Старшие войсковые начальники после Февральской революции в значительной степени утратили прежний авторитет. Однако, когда рознь между солдатами и офицерами достигла высших пределов и некоторые начальники открыто стали выступать за восстановление старой дисциплины, за возврат офицерам прежней власти и прежнего значения, офицерство, естественно, стало группироваться вокруг таких начальников, в которых усматривало защитников своих прав и преимуществ. Так возникали «вожди», которые в дальнейшем возглавили контрреволюцию.
На офицерском съезде в Ставке генерал Алексеев, исполнявший в то время обязанности Верховного главнокомандующего и пользовавшийся большим престижем не только в силу своего высокого поста, выступил с пространной, патриотически построенной речью. Речь эта полностью отвечала настроениям офицеров в то время и еще более подняла авторитет Алексеева.
Он говорил о заслугах офицеров перед Родиной в прошлом, об их долге служить ей в новых политических условиях так же самоотверженно, как служили ей раньше, говорил о своем признании революции и призывал к тому же и офицеров, но сводил все к необходимости довести войну до победного конца.
Я полагаю, что Алексеев был вполне искренен, когда говорил на съезде о своем полном признании революции, как был искренен, когда говорил то же самое на совещании главнокомандующих фронтами в Петрограде в начале мая. Только признавал-то он революцию по-своему, а не так, как того хотела солдатская масса.
Солдаты хотели видеть в революции конец войны, а Алексеев думал найти в ней новое могущественное средство для одержания победы, т. е. стоял за продолжение войны. Это он и высказал почти такими же словами на совещании главнокомандующих.
На этом расхождении во взглядах с широкими кругами населения всей страны на вопрос, имевший в то время преобладающее значение в русской жизни, и была построена в значительной степени контрреволюционность Алексеева.
По своему рождению Алексеев принадлежал к самым демократическим слоям русского общества: его отец, крестьянин по происхождению, был ротным фельдфебелем, и сам Алексеев не без труда добился офицерского чина.
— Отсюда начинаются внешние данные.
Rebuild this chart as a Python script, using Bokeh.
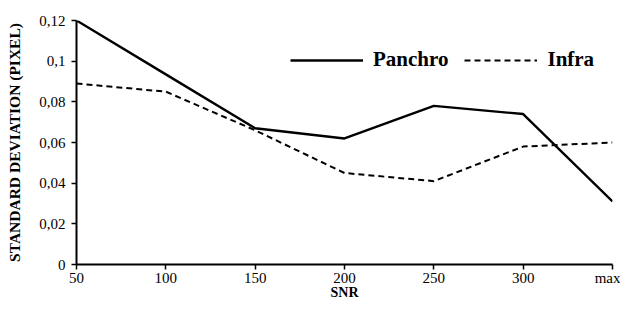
from bokeh.plotting import figure
from bokeh.models import Range1d, FixedTicker, Legend, LegendItem
from bokeh.embed import file_html
from bokeh.resources import INLINE

categories = ["50", "100", "150", "200", "250", "300", "max"]
panchro = [0.120, 0.0935, 0.067, 0.062, 0.078, 0.074, 0.031]
infra = [0.089, 0.085, 0.066, 0.045, 0.041, 0.058, 0.060]
y_ticks = [0, 0.02, 0.04, 0.06, 0.08, 0.1, 0.12]
y_tick_labels = ["0", "0,02", "0,04", "0,06", "0,08", "0,1", "0,12"]

xs = list(range(len(categories)))
FONT = "Liberation Serif"

p = figure(width=620, height=313, output_backend="svg", toolbar_location=None,
           x_range=Range1d(0, len(categories) - 1), y_range=Range1d(0, 0.12),
           min_border_left=76, min_border_right=8, min_border_top=20, min_border_bottom=49)
p.outline_line_color = None
p.xgrid.visible = False
p.ygrid.visible = False
p.background_fill_color = "white"
p.border_fill_color = "white"

r1 = p.line(xs, panchro, line_color="black", line_width=2.4)
r2 = p.line(xs, infra, line_color="black", line_width=2, line_dash="6 4")

p.xaxis.ticker = FixedTicker(ticks=xs)
p.xaxis.major_label_overrides = {i: c for i, c in enumerate(categories)}
p.yaxis.ticker = FixedTicker(ticks=y_ticks)
p.yaxis.major_label_overrides = {t: l for t, l in zip(y_ticks, y_tick_labels)}

for ax in (p.xaxis[0], p.yaxis[0]):
    ax.axis_line_color = "black"
    ax.axis_line_width = 2
    ax.major_tick_line_color = "black"
    ax.major_tick_line_width = 1.5
    ax.major_tick_out = 5
    ax.major_tick_in = 0
    ax.minor_tick_line_color = None
    ax.major_label_text_font = FONT
    ax.major_label_text_font_size = "15px"
    ax.major_label_text_color = "black"
    ax.axis_label_text_font = FONT
    ax.axis_label_text_font_style = "bold"
    ax.axis_label_text_color = "black"

p.xaxis.axis_label = "SNR"
p.xaxis.axis_label_text_font_size = "14px"
p.xaxis.major_label_standoff = 0
p.xaxis.axis_label_standoff = -4
p.yaxis.axis_label = "STANDARD DEVIATION (PIXEL)"
p.yaxis.axis_label_text_font_size = "15.5px"
p.yaxis.major_label_standoff = 6
p.yaxis.axis_label_standoff = 13

legend = Legend(items=[LegendItem(label="Panchro", renderers=[r1]),
                       LegendItem(label="Infra", renderers=[r2])],
                orientation="horizontal", location=(214, 192),
                glyph_width=73, glyph_height=20, label_standoff=10, spacing=16,
                padding=0, margin=0, border_line_color=None, background_fill_alpha=0,
                label_text_font=FONT, label_text_font_style="bold",
                label_text_font_size="21px", label_text_color="black")
p.add_layout(legend, "center")

open("out.html", "w").write(file_html(p, INLINE))
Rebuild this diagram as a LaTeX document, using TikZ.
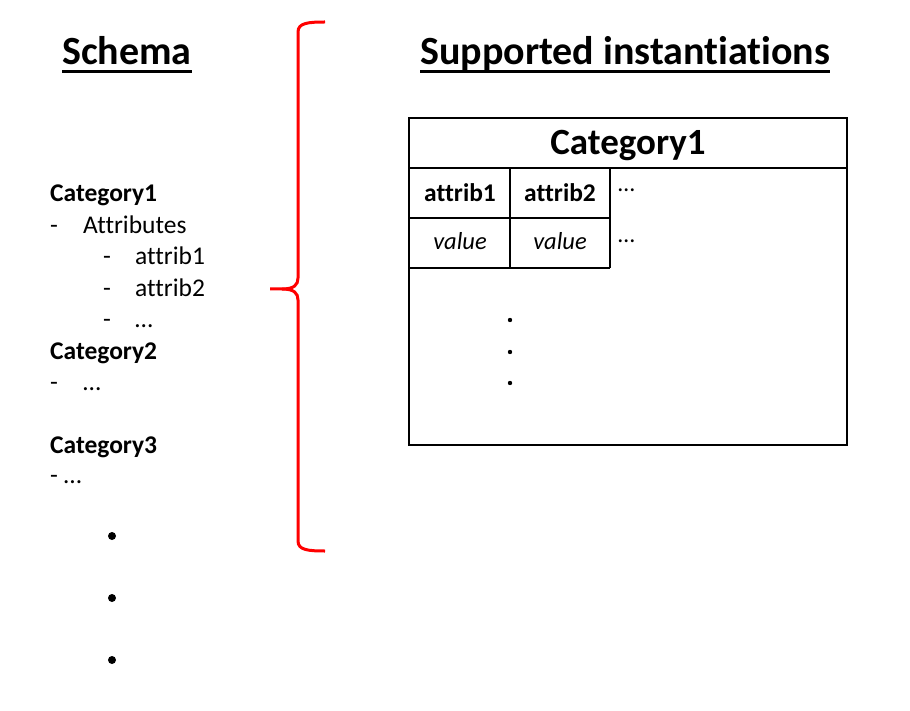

В течение своей долголетней службы он никогда не имел связей ни с аристократическими кругами, ни с крупными банками, ни с владельцами фабрик и заводов. Особых предпочтений к той или иной экономической структуре государства у него лично не было, и вряд ли он серьезно задумывался раньше над этими вопросами. Он был военным профессионалом, преданным своему делу, от которого зависела вся его дальнейшая судьба и роль в жизни страны. Говорить нечего, что с развитием революции на него обратили особое внимание представители капитала и промышленности: это естественно вытекало из его положения во главе армии, а когда он оставил этот пост, то все же оставался наиболее авторитетным из всех русских военачальников. Как положение Алексеева в армии, так и его личные свойства окружившая его после революции капиталистическая среда стремилась использовать в своих уже подлинно контрреволюционных домогательствах.
В результате Алексеев оказался одним из главарей контрреволюции. Поначалу он не стремился к гражданской войне и не сочувствовал начинаниям Корнилова. Он пошел на все, когда решил, что революция разрушает Русскую армию, а вместе с тем ведет к гибели и Россию.
Он не мог себе представить, что большевики, в которых он видел главных виновников разрушения армии, смогут построить новую, еще более совершенную армию, а между тем по складу его убеждений и характера можно не сомневаться в том, что, доживи он до того момента, когда красные войска входили в Берлин, он отказался бы от всех подозрений и обвинений по отношению к Ленину и большевикам вообще, его патриотическое чувство было бы удовлетворено вполне и он с полной искренностью приветствовал бы советскую власть.
Я знал Алексеева с давних пор. Он был моим профессором в Академии Генерального штаба. Я у него неоднократно экзаменовался, он был моим оппонентом, когда я докладывал свою первую тему на дополнительном курсе в Академии. В то время он пользовался репутацией скромного труженика, и трудно было предположить, что во время войны он выдвинется на первые роли.
В дальнейшем по своей службе в Главном управлении Генерального штаба он был призван к разрешению вопросов, связанных с подготовкой к войне, и не без основания считался специалистом в вопросах стратегии.
В начале войны он занимал должность начальника штаба Юго-Западного фронта, а весной и летом 1915 года непосредственно руководил отступательными операциями нашей армии[88] после прорыва фронта армией Макензена[89] на Дунайце. Удачное проведение этой операции упрочило его репутацию как стратега, и, когда Николай Второй пожелал лично возглавить армию, он избрал своим начальником штаба Алексеева.
Надо признать, что в этой роли Алексеев не оправдал возлагавшихся на него надежд.